From Overreaction to Mass Hysteria: The Real Danger of COVID-19


As a culture, we’ve gone mad. Instead of helping people talk thru and understand their heightened anxiety, we have enabled it, by giving people the illusory hope that government, scientists, and other “experts” have the wherewithal to stop a disease that has no conscience, no brain, and no discrimination. We have methodically violated the three grounding principles of a sane, truly humane society:

If You Don’t Take Care Of Yourself, You Have No Chance Of Taking Care Of Others

The “Solution” To A Problem, Without Exception, Creates The Next Problem

The Most Serious Delusion Human Beings Have, Is Their Certainty That They Are In Control Of The World

Cultures, like individuals, have neuroses.

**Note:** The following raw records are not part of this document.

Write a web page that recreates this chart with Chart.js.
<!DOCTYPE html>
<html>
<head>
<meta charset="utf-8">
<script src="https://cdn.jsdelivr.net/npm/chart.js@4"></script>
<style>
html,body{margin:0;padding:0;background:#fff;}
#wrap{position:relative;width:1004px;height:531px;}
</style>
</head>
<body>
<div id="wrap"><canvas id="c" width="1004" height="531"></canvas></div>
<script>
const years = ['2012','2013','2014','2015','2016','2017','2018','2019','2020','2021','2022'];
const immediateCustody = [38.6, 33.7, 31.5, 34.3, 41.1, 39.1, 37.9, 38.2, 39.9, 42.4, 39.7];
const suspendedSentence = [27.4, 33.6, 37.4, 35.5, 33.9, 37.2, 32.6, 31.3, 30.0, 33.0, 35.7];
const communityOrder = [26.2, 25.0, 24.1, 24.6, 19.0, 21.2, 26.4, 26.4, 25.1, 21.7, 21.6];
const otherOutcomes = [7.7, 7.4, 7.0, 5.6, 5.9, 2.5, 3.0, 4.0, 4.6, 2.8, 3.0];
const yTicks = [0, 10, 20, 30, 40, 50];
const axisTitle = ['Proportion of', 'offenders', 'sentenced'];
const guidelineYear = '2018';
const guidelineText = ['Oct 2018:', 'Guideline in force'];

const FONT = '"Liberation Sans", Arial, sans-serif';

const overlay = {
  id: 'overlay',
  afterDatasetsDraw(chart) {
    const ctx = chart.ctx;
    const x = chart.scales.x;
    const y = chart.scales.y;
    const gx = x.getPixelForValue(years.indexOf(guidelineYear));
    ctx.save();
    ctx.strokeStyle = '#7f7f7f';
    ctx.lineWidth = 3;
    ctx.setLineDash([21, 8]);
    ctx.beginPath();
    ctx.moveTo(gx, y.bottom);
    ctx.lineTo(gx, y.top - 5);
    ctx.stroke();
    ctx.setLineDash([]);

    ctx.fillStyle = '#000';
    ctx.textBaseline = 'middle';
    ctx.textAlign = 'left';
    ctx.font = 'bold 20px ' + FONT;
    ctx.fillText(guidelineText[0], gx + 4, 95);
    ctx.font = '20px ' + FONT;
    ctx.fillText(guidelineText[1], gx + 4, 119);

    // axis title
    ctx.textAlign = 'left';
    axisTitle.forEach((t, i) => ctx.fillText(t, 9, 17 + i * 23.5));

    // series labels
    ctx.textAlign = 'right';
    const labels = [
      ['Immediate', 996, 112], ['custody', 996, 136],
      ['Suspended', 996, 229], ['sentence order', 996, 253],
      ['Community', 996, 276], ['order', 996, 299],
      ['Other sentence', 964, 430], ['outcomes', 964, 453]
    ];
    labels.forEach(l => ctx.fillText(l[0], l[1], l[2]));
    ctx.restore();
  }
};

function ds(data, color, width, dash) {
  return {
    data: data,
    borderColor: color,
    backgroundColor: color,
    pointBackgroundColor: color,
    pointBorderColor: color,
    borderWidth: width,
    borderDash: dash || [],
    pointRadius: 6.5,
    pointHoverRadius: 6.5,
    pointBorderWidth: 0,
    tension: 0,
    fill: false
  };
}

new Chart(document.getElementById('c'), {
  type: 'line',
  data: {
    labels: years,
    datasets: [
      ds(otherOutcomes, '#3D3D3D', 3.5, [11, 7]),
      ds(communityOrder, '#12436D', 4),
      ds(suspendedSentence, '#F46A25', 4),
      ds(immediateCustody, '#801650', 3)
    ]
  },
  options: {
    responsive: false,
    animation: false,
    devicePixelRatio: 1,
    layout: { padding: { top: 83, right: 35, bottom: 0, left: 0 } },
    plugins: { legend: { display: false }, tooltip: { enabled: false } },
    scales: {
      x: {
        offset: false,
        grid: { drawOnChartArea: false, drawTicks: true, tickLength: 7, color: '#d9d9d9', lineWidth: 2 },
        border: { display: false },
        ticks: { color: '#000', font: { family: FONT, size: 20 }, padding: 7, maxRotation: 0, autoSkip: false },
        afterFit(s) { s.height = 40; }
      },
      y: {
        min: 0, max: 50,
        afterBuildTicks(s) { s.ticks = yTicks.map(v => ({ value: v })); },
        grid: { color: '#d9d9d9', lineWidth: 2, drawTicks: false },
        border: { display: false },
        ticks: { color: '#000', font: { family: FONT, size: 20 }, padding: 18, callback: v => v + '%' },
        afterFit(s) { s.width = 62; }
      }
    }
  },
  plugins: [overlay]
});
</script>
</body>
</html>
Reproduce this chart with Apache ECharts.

Our current neurosis is our obsession with altruism, selflessness, and unbridled “help” for those victims of restrictions and indiscriminate barriers to their abilities to take care of themselves. What we need now, is a massive dose of societal self-interest. If we continue to trash our economy, especially by preventing people from working, we will severely hamper our ability to help those who truly are impacted in a life-threatening manner.

The mad rush to alleviate suffering and pain, by throwing trillions of dollars at individuals and industries will have little or no impact on the number of people who will succumb to the Virus. Crises of this magnitude, by definition, hurt people and cause suffering. They test our ability to draw on our personal resources and very often, teach us valuable lessons, that otherwise would go unresolved. (How many of us were aware of our precarious reliance on China for numerous healthcare components.) In addition, the proliferation of programs and the humongous dispersion of public monies, will inextricably increase statism. This will create, have no doubt, another level of bureaucracy that will be near impossible to unwind.

COVID-19 has made it crystal clear that there are some things (perhaps many) that we have no control over. All our brilliance, technology and affluence doesn’t make a damn bit of difference in dealing with an inscrutable, unpredictable and unfeeling predator. It clearly infuriates most of our leaders, as well as much of our population, that we can’t figure out how to stop this evil force, dead in its tracks. This is not, by far, the first time we’ve had to deal with an uncontrollable adversary; but it may be one of the most impactful experiences. We better learn some cultural humility, since this won’t be the last time.

So, what should we do. We should release people to go back to work, and have a laser-like focus on treating those whose lives are threatened by the Virus. There is no doubt that many more people will contract the Virus. There is also clear evidence that over 80% will weather the effects with self-care and minimal intervention. Approximately 15% will require significant medical treatment; and, unfortunately, 5% will succumb to the Virus. Why don’t we direct our considerable resources toward those most in need, and abandon our fruitless power struggle with a disembodied entity. Lastly, I am surprised that no public health official has raised the issue of the allocation of much of the proposed funds to diseases that we can legitimately control – like Diabetes, Heart Disease, and Cancer. We have lost perspective – 1.6 million children under 18 die each year in the United States from preventable causes – and we desperately need to regain it.